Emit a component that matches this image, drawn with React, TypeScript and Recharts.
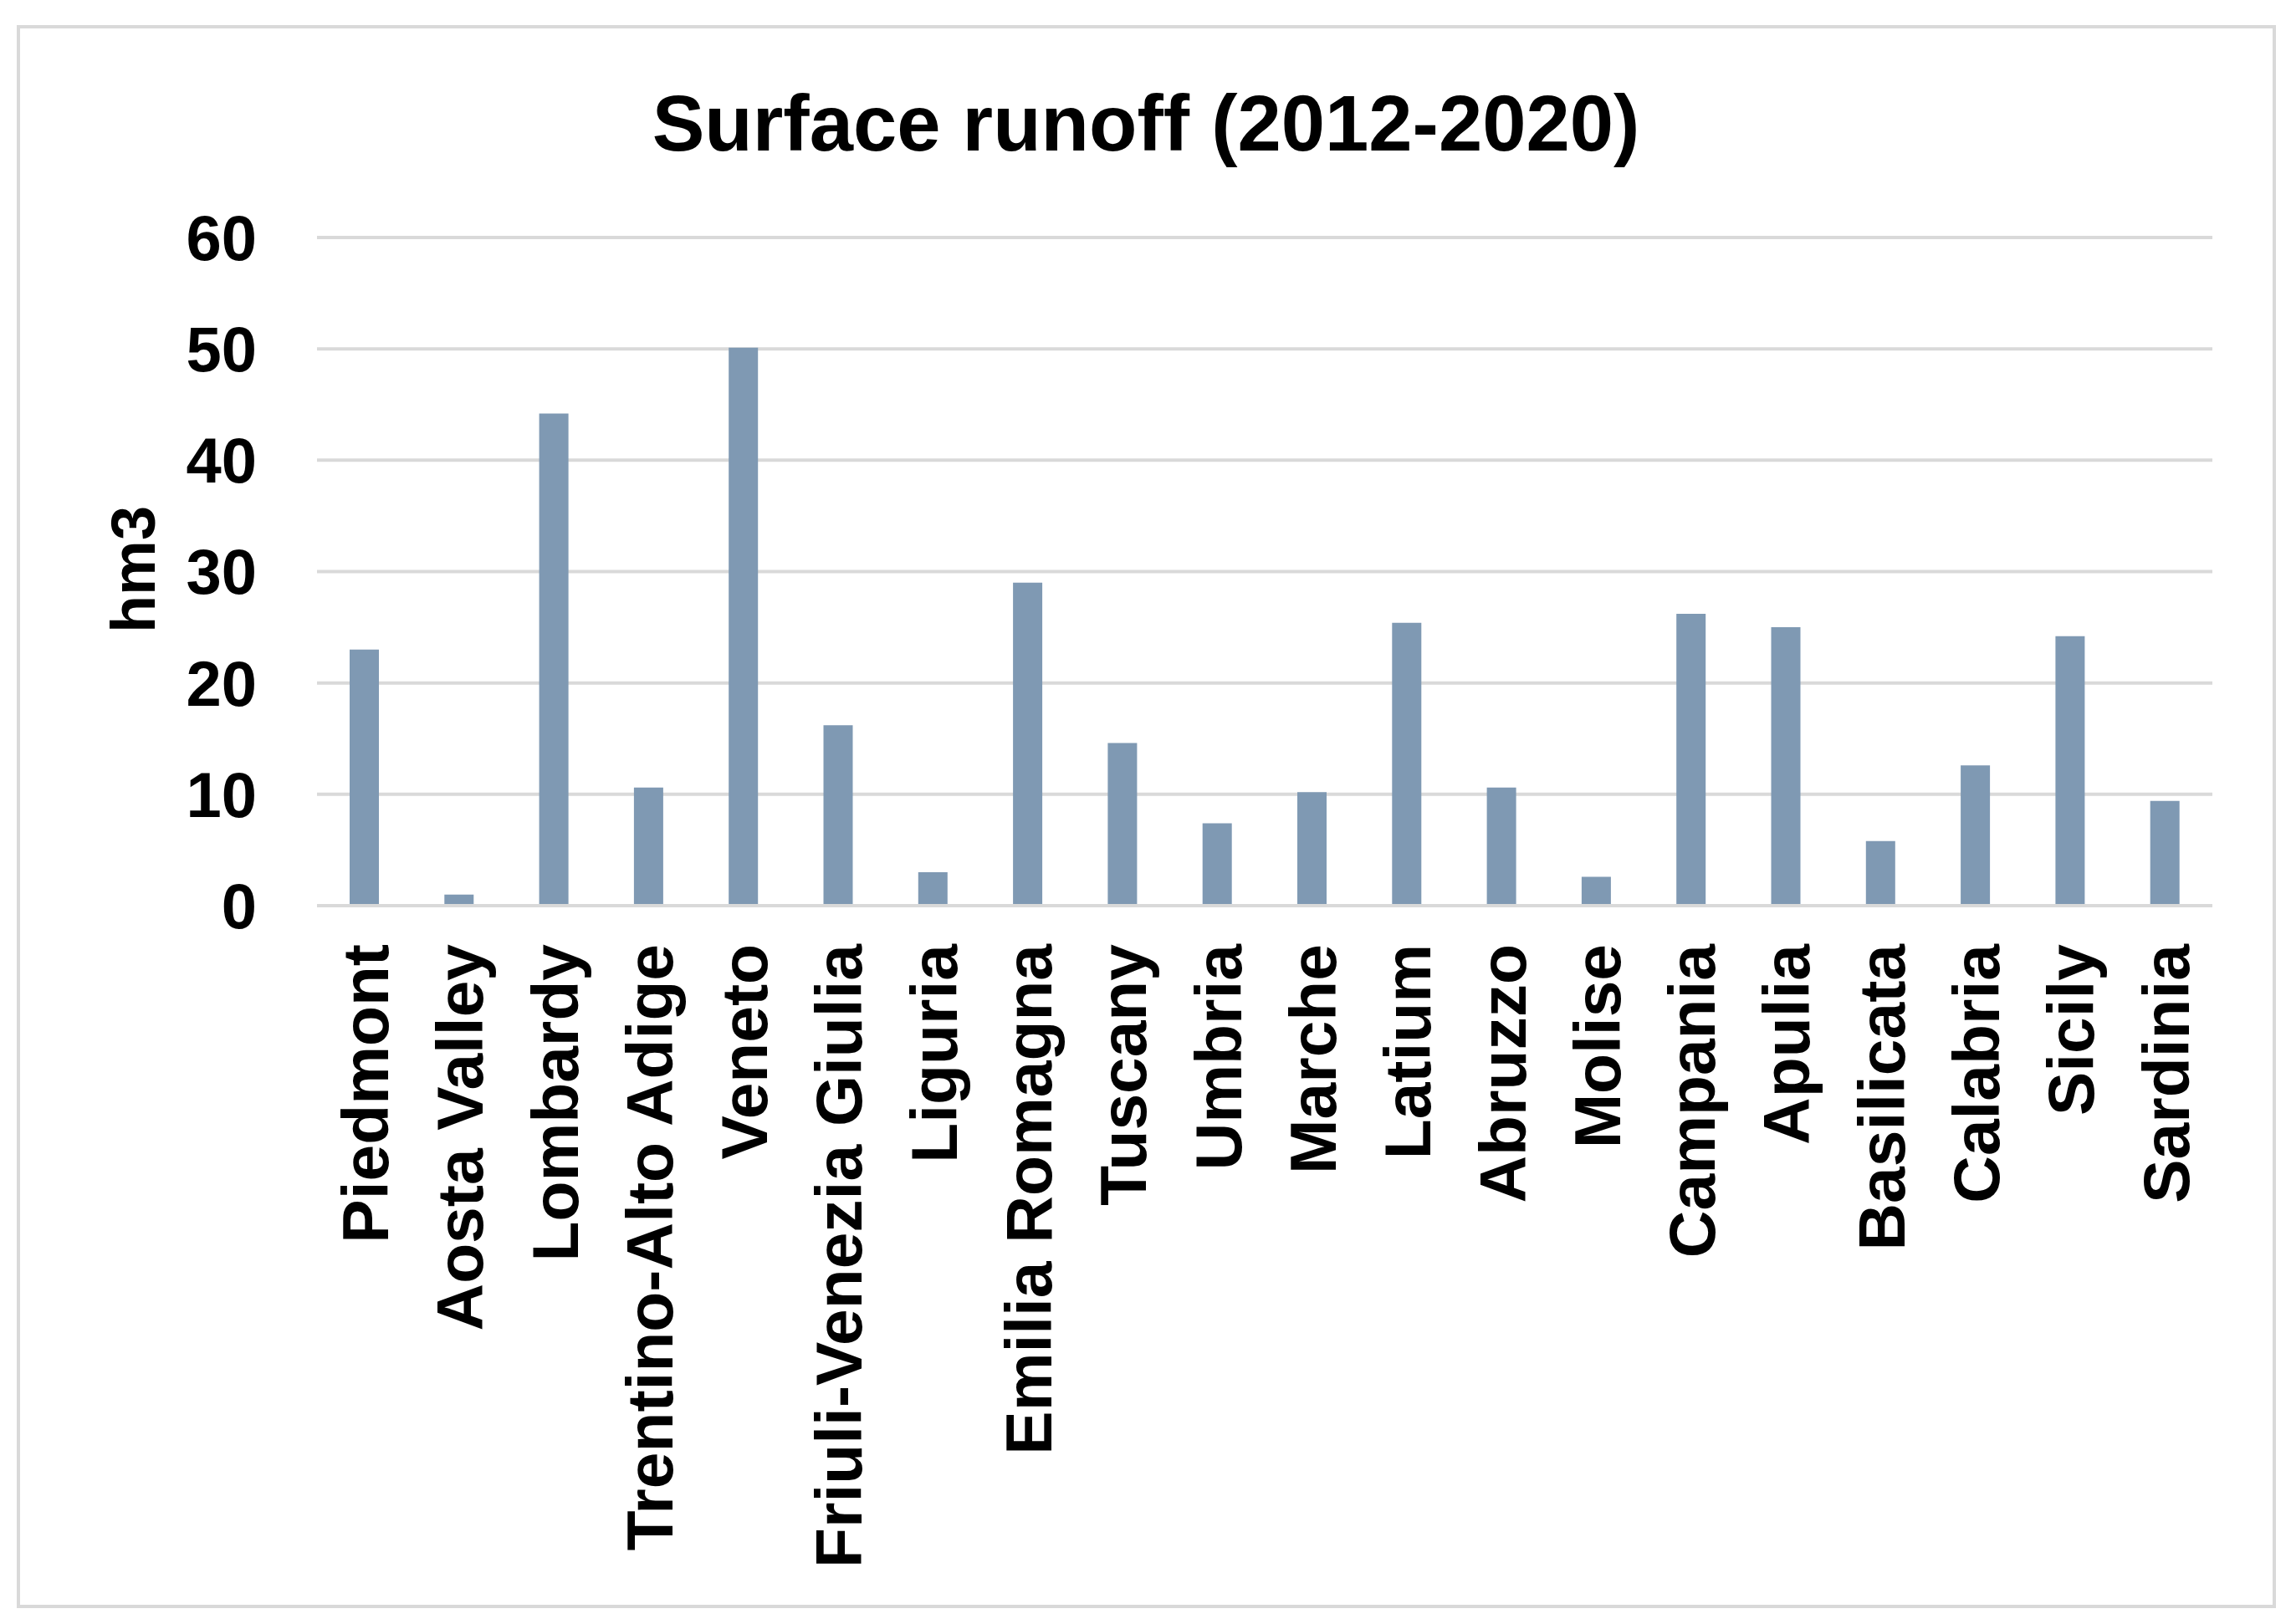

----------

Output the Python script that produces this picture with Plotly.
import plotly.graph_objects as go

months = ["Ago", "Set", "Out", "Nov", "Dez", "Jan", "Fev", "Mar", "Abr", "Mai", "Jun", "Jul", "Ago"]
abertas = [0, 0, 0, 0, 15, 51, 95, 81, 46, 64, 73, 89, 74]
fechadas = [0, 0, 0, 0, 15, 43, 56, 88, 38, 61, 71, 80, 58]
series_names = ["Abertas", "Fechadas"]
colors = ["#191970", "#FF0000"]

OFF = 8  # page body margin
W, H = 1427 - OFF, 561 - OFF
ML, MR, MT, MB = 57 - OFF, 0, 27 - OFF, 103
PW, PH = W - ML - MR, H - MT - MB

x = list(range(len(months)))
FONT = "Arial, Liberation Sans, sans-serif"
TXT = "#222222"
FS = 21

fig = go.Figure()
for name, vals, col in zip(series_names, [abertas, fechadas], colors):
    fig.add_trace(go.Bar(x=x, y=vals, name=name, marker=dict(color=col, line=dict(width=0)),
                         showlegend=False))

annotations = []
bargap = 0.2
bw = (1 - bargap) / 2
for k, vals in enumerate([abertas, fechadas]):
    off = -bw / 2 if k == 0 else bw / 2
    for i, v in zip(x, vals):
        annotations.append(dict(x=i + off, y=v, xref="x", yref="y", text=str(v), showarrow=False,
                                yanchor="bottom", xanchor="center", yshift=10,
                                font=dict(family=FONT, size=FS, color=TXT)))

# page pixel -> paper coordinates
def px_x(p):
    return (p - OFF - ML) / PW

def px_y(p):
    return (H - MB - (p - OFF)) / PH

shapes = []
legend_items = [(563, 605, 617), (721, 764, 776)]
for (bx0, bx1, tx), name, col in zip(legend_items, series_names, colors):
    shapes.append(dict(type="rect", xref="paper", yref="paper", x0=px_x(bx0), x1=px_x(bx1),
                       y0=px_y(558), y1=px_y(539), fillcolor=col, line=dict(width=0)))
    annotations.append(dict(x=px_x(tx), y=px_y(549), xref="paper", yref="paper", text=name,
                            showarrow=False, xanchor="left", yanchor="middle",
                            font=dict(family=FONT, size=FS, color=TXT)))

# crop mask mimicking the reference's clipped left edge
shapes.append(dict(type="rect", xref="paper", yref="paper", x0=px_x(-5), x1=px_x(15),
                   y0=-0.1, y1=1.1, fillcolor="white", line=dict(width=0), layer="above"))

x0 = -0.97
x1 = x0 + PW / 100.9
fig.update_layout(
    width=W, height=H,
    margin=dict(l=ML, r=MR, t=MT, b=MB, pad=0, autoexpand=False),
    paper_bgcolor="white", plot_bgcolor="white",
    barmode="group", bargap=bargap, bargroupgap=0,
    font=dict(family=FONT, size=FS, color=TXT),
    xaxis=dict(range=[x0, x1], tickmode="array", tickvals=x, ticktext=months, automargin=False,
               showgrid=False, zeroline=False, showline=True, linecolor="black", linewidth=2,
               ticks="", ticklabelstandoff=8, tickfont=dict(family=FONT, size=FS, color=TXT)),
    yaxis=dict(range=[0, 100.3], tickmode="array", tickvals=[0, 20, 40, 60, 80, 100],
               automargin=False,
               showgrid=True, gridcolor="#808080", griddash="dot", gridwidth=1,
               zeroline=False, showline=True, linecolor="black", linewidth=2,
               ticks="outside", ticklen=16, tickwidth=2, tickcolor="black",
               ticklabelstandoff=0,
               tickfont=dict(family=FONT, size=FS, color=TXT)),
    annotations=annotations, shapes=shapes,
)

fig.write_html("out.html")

----------

Within the listing above, give again exactly every line from the line with "Output the Python" through the line with "import plotly.graph_objects as go", both included, and no other line.

Reply to the exercise:
Output the Python script that produces this picture with Plotly.
import plotly.graph_objects as go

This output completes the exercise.